Supplied entries:
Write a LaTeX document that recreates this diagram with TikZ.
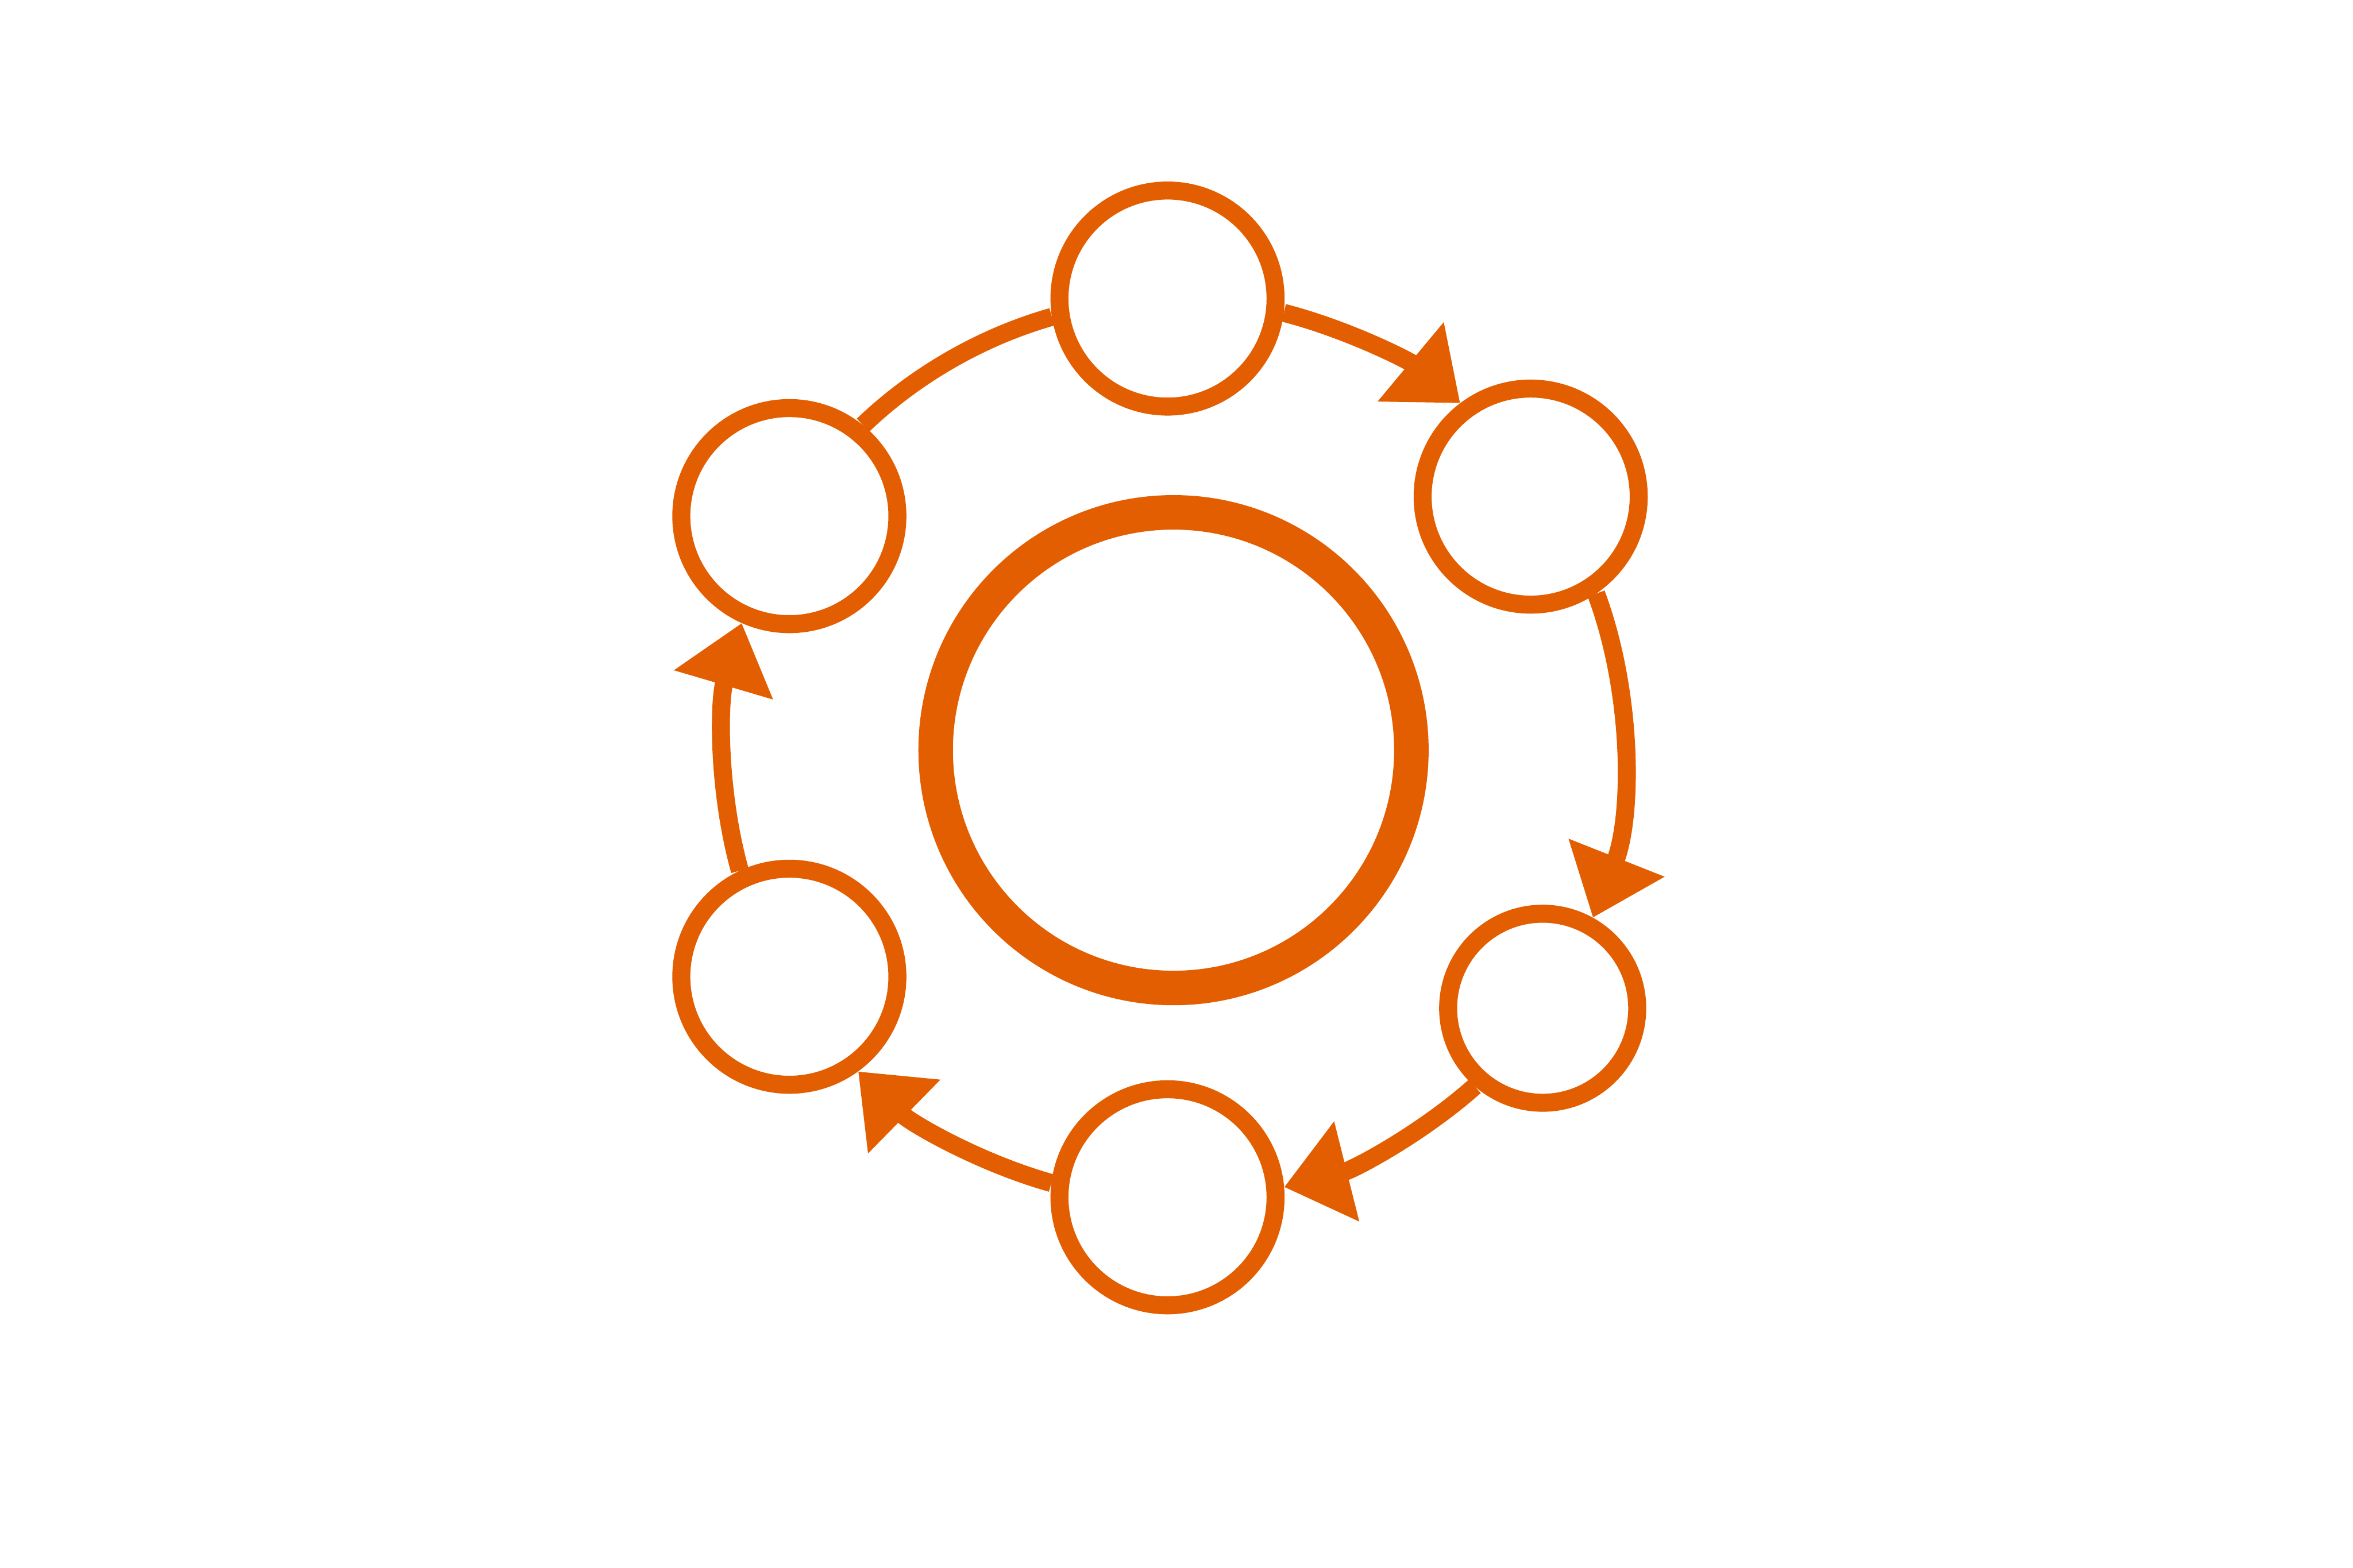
\documentclass[tikz,border=0pt]{standalone}
\usepackage{tikz}
\usetikzlibrary{arrows.meta}
\definecolor{rust}{HTML}{E35E00}

\begin{document}
\begin{tikzpicture}[
  stage/.style={circle, draw=rust, fill=white, line width=0.12cm, minimum size=1.44cm, inner sep=0pt},
  hubring/.style={circle, draw=rust, line width=0.23cm, minimum size=3.17cm, inner sep=0pt},
  arr/.style={-{Triangle[length=4.3mm, width=6.6mm]}, color=rust, line width=0.12cm, looseness=0.85},
  link/.style={color=rust, line width=0.12cm, looseness=0.85}
]
\useasboundingbox (0,0) rectangle (15.68,10.45);
\node[hubring] (hub) at (7.82,5.45) {};
\node[stage] (top) at (7.78,8.46) {};
\node[stage] (upright) at (10.20,7.14) {};
\node[stage, minimum size=1.26cm] (lowright) at (10.28,3.73) {};
\node[stage] (bottom) at (7.78,2.47) {};
\node[stage] (lowleft) at (5.26,3.94) {};
\node[stage] (upleft) at (5.26,7.01) {};
% arcs around the hub, clockwise
\draw[arr] (top.-7.45) to[bend left=12.7] (upright.127);
\draw[arr] (upright.-56.2) to[bend left=21] (lowright.61.8);
\draw[arr] (lowright.-131.7) to[bend left=13.8] (bottom.5.3);
\draw[arr] (bottom.173.2) to[bend left=14.4] (lowleft.-54);
\draw[arr] (lowleft.115.1) to[bend left=16] (upleft.-114);
\draw[link] (upleft.51.3) to[bend left=14] (top.189);
\end{tikzpicture}
\end{document}
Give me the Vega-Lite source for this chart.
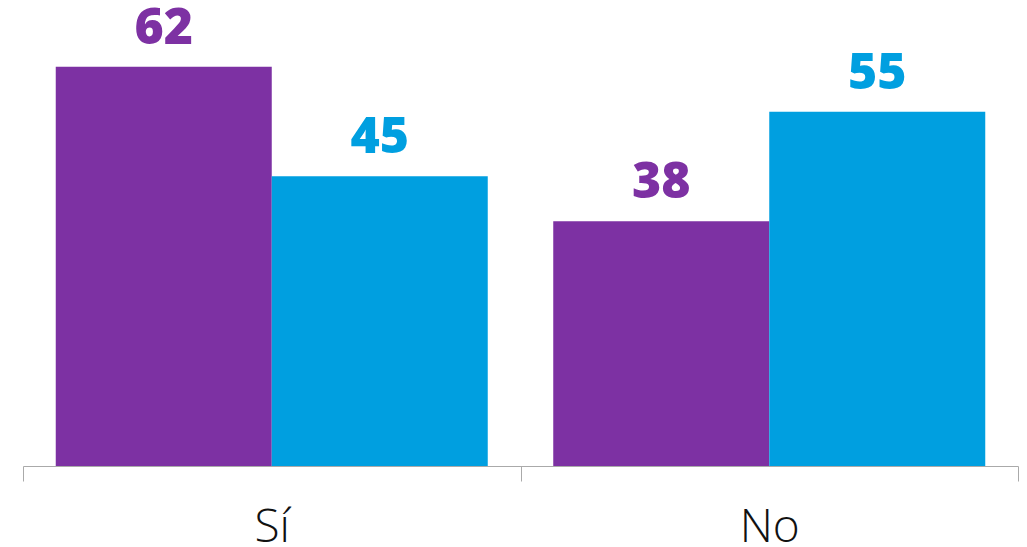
{
  "$schema": "https://vega.github.io/schema/vega-lite/v6.json",
  "width": 995,
  "height": 466,
  "autosize": {"type": "none"},
  "padding": {"left": 23, "top": 0, "right": 9, "bottom": 81},
  "background": "white",
  "config": {"view": {"stroke": null}},
  "data": {
    "values": [
      {"cat": "Sí", "serie": "A", "valor": 62},
      {"cat": "Sí", "serie": "B", "valor": 45},
      {"cat": "No", "serie": "A", "valor": 38},
      {"cat": "No", "serie": "B", "valor": 55}
    ]
  },
  "encoding": {
    "x": {
      "field": "cat",
      "type": "nominal",
      "sort": ["Sí", "No"],
      "scale": {"paddingInner": 0, "paddingOuter": 0},
      "axis": {
        "title": null,
        "labelAngle": 0,
        "domainColor": "#aaaaaa",
        "domainWidth": 1,
        "tickColor": "#aaaaaa",
        "tickSize": 15,
        "tickBand": "extent",
        "labelFont": "Open Sans",
        "labelFontSize": 46,
        "labelFontWeight": 300,
        "labelColor": "#111111",
        "labelPadding": 24,
        "grid": false
      }
    },
    "xOffset": {
      "field": "serie",
      "type": "nominal",
      "scale": {"paddingOuter": 0.1516, "paddingInner": 0}
    },
    "y": {
      "field": "valor",
      "type": "quantitative",
      "scale": {"domain": [0, 72.36], "nice": false, "zero": true},
      "axis": null
    },
    "color": {
      "field": "serie",
      "type": "nominal",
      "scale": {"domain": ["A", "B"], "range": ["#7d31a3", "#009fe0"]},
      "legend": null
    }
  },
  "layer": [
    {"mark": {"type": "bar"}},
    {
      "mark": {
        "type": "text",
        "baseline": "alphabetic",
        "dy": -23,
        "font": "Open Sans",
        "fontSize": 50,
        "fontWeight": 800
      },
      "encoding": {"text": {"field": "valor", "type": "quantitative"}}
    }
  ]
}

Stated goal: Pull out every line of the entries that includes the word "this".

The output:
Write a LaTeX document that recreates this diagram with TikZ.
Give me the Vega-Lite source for this chart.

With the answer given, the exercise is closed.